When it comes to religious beliefs, like the resurrection of Jesus Christ, you can’t just suddenly switch to different goggles and claim that it’s “up to you.” That Jesus rose from the dead is either a reasonable thing to believe or it is not. And, in reality, it is an event that either definitely happened or definitely didn’t. You can’t go all fuzzy on the facts just because gravity is “science” and Jesus is “religion” – that’s a false dichotomy.

Basically, the safest approach to ‘truth’ is to forget the whole argument about not being able to know what is absolutely true and pursue the thing that is most reasonable to believe, IMO.

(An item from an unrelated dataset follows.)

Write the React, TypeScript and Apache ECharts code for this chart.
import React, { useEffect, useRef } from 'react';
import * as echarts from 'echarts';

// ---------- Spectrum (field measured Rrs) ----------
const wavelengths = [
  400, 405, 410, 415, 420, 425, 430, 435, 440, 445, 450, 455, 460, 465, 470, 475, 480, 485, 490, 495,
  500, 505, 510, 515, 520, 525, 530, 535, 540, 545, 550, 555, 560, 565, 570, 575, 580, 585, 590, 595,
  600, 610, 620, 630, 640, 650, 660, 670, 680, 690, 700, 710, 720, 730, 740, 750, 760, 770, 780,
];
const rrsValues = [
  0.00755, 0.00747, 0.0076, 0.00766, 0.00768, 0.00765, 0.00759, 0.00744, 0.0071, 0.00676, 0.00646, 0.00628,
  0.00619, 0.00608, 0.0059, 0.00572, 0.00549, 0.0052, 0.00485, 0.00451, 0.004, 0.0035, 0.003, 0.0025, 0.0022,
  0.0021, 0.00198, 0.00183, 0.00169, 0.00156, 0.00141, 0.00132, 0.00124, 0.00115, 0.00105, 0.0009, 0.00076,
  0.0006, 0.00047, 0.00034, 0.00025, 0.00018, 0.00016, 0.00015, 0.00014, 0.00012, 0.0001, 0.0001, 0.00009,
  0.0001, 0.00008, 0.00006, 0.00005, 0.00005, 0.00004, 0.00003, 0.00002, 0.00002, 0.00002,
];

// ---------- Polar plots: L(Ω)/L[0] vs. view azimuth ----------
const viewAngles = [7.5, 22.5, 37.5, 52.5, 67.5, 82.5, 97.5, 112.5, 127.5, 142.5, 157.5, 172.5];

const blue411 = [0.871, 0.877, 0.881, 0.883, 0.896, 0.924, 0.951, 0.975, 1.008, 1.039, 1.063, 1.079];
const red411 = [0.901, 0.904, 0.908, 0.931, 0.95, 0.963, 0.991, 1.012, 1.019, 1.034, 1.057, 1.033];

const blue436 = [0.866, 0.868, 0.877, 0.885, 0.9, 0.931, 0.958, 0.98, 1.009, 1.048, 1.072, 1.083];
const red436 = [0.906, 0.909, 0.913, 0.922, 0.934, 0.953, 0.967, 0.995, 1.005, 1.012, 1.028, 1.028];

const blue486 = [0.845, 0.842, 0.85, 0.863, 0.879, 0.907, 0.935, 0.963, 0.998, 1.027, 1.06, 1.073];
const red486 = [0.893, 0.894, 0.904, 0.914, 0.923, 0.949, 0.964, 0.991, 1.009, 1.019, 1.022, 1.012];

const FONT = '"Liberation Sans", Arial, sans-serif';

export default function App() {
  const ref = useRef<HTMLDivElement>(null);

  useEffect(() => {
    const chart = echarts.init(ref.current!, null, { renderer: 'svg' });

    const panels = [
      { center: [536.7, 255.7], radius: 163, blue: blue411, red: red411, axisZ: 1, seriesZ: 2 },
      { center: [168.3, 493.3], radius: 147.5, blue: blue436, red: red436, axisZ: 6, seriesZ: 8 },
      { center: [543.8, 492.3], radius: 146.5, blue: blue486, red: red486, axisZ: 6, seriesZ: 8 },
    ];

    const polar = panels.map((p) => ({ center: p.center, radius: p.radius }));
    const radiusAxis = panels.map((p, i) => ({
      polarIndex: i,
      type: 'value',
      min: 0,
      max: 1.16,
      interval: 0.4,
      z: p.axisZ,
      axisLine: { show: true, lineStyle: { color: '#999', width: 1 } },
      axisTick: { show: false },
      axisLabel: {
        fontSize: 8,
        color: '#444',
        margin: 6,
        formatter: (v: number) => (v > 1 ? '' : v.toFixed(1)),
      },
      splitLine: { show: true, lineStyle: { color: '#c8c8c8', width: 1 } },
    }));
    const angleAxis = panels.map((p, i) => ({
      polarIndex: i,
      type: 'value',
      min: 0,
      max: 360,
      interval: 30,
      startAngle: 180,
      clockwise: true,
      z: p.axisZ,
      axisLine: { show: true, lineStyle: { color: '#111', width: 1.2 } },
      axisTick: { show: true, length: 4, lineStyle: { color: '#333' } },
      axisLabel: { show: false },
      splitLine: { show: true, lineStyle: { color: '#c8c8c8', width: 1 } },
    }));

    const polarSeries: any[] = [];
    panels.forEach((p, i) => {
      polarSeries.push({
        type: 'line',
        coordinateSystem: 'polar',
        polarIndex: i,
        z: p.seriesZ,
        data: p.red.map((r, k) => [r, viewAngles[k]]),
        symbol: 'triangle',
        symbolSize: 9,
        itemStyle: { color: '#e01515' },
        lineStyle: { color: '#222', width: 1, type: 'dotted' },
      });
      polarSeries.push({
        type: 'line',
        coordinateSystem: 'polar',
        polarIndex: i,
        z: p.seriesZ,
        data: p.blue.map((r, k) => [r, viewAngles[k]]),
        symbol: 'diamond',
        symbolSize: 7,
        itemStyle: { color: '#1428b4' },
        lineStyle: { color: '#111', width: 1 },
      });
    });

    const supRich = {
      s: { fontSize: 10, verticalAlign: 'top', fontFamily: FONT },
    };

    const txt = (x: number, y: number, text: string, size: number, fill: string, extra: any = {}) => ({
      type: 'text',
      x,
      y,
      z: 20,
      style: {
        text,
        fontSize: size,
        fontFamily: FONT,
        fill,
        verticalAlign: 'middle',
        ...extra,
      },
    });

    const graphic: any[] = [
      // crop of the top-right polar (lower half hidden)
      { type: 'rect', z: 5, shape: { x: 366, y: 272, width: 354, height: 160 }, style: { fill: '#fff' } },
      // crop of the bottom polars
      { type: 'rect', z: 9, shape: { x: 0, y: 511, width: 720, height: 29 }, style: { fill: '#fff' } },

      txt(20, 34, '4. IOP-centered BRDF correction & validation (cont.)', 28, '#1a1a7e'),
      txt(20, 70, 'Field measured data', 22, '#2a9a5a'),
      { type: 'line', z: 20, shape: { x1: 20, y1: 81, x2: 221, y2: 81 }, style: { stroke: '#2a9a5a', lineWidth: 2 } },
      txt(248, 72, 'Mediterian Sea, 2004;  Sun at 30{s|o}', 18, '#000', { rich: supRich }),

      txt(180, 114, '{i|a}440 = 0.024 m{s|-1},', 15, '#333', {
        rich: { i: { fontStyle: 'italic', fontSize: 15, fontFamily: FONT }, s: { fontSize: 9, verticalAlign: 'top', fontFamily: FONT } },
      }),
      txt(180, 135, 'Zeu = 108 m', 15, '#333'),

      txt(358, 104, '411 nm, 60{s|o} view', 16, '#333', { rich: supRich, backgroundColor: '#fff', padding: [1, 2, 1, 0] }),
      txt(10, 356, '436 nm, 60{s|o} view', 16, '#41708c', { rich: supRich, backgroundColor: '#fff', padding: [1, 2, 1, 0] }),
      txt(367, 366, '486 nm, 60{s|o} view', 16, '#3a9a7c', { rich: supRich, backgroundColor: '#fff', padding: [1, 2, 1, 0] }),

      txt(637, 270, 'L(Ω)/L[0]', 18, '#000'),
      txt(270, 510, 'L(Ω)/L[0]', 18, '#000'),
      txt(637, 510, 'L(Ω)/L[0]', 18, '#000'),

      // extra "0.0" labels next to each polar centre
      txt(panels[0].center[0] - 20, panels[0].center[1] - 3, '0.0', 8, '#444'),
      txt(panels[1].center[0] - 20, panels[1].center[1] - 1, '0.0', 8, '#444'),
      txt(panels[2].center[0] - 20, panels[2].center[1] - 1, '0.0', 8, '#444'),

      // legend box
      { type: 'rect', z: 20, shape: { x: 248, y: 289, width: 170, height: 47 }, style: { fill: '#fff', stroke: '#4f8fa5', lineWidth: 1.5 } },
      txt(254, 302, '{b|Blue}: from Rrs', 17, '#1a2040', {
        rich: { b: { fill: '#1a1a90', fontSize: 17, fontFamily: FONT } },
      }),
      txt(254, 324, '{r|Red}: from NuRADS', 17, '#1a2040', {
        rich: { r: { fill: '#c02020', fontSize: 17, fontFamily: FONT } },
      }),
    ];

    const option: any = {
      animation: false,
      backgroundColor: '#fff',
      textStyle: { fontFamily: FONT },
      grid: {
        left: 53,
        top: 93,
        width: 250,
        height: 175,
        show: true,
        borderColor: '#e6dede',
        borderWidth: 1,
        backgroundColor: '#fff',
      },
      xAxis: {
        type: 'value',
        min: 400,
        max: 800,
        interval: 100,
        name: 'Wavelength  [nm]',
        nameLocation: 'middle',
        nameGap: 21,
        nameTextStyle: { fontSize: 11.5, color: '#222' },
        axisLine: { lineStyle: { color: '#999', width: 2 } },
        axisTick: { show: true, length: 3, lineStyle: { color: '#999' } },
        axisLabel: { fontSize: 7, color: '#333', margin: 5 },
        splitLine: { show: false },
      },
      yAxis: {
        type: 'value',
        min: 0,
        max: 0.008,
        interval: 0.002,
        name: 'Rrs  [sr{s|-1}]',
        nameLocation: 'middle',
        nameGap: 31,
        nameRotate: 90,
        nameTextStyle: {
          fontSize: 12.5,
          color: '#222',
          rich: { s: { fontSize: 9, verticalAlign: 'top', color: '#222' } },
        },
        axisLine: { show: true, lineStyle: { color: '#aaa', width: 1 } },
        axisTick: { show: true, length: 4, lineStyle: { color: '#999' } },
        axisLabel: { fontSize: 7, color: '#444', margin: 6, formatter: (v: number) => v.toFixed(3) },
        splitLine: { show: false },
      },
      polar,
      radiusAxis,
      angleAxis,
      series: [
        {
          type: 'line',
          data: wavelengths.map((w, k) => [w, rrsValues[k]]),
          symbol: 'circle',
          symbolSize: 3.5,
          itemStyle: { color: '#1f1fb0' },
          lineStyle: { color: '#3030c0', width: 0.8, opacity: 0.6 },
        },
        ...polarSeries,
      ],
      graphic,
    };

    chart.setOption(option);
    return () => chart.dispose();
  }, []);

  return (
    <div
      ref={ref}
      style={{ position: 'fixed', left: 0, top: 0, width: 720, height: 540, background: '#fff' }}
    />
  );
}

Thursday, 11 November 2010

Deep Thought

I've just finished writing a few mini-essays. They're going to form a series of posts here, which is a new venture for me. My only other series is Ultimate Twister Destiny Duels! (Which reminds me that it's about time I did another one of those).

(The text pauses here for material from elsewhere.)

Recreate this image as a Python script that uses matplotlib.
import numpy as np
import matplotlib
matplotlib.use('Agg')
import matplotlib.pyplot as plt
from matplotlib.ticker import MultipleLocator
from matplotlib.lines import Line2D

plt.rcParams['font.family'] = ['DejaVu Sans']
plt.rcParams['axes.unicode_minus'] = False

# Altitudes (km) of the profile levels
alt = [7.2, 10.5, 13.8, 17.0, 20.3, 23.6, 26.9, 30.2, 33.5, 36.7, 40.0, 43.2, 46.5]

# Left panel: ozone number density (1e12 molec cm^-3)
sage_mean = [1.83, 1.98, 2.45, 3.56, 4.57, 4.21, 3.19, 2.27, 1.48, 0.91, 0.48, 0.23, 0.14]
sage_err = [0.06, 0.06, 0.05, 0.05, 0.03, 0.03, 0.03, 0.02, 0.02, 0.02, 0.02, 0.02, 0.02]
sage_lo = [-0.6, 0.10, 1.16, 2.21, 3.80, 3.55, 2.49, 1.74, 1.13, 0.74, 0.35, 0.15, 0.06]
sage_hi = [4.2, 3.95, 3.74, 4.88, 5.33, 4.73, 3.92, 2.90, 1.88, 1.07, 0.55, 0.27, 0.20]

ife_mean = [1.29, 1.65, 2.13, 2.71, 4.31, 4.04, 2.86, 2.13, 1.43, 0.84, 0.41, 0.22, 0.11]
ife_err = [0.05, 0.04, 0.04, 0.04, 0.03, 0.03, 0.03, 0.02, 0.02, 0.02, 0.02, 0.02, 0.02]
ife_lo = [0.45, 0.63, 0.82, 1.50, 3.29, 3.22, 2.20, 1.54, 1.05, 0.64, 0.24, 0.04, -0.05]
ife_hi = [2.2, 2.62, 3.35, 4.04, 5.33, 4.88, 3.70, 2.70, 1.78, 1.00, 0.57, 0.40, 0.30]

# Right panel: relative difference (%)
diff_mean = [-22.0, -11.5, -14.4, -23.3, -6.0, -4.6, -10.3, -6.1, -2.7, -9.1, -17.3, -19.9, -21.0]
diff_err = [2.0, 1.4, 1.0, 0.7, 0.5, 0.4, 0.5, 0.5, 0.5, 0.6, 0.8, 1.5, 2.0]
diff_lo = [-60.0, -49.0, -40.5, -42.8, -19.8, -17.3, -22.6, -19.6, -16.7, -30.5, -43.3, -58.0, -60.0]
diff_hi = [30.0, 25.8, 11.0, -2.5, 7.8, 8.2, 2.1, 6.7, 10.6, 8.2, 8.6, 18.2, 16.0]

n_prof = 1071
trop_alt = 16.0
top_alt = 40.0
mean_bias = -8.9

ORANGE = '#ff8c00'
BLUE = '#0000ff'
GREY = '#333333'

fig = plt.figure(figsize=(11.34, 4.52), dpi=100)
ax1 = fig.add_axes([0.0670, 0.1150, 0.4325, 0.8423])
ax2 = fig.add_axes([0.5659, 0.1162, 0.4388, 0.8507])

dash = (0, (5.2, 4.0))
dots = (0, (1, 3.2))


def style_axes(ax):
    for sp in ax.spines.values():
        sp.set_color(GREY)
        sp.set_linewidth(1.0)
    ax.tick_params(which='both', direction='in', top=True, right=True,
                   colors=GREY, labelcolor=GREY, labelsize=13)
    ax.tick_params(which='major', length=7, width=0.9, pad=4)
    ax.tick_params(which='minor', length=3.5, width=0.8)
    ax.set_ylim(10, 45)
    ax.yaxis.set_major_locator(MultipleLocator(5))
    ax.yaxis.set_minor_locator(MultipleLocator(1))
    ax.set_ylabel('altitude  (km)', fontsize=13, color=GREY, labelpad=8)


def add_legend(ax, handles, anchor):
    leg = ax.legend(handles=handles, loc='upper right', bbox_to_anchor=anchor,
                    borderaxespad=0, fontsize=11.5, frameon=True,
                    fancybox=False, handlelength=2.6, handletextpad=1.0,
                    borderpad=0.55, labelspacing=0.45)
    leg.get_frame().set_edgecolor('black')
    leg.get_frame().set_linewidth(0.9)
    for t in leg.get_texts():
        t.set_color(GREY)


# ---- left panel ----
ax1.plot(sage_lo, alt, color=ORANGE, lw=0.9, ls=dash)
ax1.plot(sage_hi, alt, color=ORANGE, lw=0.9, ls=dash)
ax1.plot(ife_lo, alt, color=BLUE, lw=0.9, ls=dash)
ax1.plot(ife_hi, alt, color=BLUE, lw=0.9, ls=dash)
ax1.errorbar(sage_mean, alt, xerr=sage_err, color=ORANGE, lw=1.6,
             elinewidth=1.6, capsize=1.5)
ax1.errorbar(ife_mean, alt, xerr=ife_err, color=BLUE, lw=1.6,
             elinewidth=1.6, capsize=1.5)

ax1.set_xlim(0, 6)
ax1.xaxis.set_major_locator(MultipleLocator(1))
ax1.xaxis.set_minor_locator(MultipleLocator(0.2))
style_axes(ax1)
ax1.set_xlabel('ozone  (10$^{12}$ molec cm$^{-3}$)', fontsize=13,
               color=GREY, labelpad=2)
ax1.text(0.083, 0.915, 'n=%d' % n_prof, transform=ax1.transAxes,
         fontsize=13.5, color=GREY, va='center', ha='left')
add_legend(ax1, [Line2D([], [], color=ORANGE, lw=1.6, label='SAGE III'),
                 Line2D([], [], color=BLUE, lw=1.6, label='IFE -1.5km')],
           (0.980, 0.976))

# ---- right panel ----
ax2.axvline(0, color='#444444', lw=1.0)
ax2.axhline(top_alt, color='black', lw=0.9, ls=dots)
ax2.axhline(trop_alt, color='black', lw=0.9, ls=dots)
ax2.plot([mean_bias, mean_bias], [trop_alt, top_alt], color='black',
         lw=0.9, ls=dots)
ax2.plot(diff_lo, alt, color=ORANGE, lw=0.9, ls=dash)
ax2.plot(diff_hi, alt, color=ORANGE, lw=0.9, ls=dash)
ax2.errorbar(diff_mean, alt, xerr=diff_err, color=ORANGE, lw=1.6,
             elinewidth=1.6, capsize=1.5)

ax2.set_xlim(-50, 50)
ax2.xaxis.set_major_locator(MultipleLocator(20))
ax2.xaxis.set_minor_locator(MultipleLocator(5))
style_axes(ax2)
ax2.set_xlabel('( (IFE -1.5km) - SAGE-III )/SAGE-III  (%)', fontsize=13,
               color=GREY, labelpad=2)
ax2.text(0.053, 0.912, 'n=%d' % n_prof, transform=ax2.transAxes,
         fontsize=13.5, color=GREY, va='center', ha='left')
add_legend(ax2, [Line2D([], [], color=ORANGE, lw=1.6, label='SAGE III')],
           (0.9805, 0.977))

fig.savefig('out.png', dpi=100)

Anyway, here are the posts I'll be uploading in the near future:
-The philosophy of truth
-Science and spirituality
-Morality in the human race
-Determinism, predestination and free will
-Why culture is obsessed with the story of Jesus Christ

I could do with some posting advice though. When uploading longer posts (the longest is 858 words), is it better to seperate into two shorter parts? That would make it easier to digest but I'm wondering if it would be better for people to read the whole thing at once?

Tuesday, 9 November 2010

How to honour Christ

I can think of a few better ways than this











The above is now apparently the world's tallest Jesus. That's only if you include the mound he's standing on though, so I'm not convinced. Nor am I convinced that it resembles Jesus, or that it pleases Him much to see the crowds gawking at it and then going home to carry on living unchanged lives.

The saddest thing is this quote from a local priest: "I have never been as happy as I am today," Rev Zawadzki, aged 78, said. "This is the culmination of my life's work as a priest."

If everything Mr. Z worked for was building up to the construction of a very large statue, then I'm worried for the Polish church. The annoying thing is that no-one will ever be able to knock it down without being labelled the anti-Christ.

Thursday, 4 November 2010

Turning chewed gum into art

I was just going to share this and say how cool it was, but I think there's something a bit more I can draw out of it.

Like Ed, I've noticed a good metaphor in a news story (which, if you're not in the habbit of clicking on every link that appears in a blog post, is about an artist who paints pictures on pieces of discarded chewing gum trodden into the pavement).

God knows the extent of all the filth that the human race wallows in. He sees people who are stuck, helpless, dirty and downtrodden, and yet he stoops down into the dirt where we are, and by his amazing power makes us a new creation; alive and beautiful.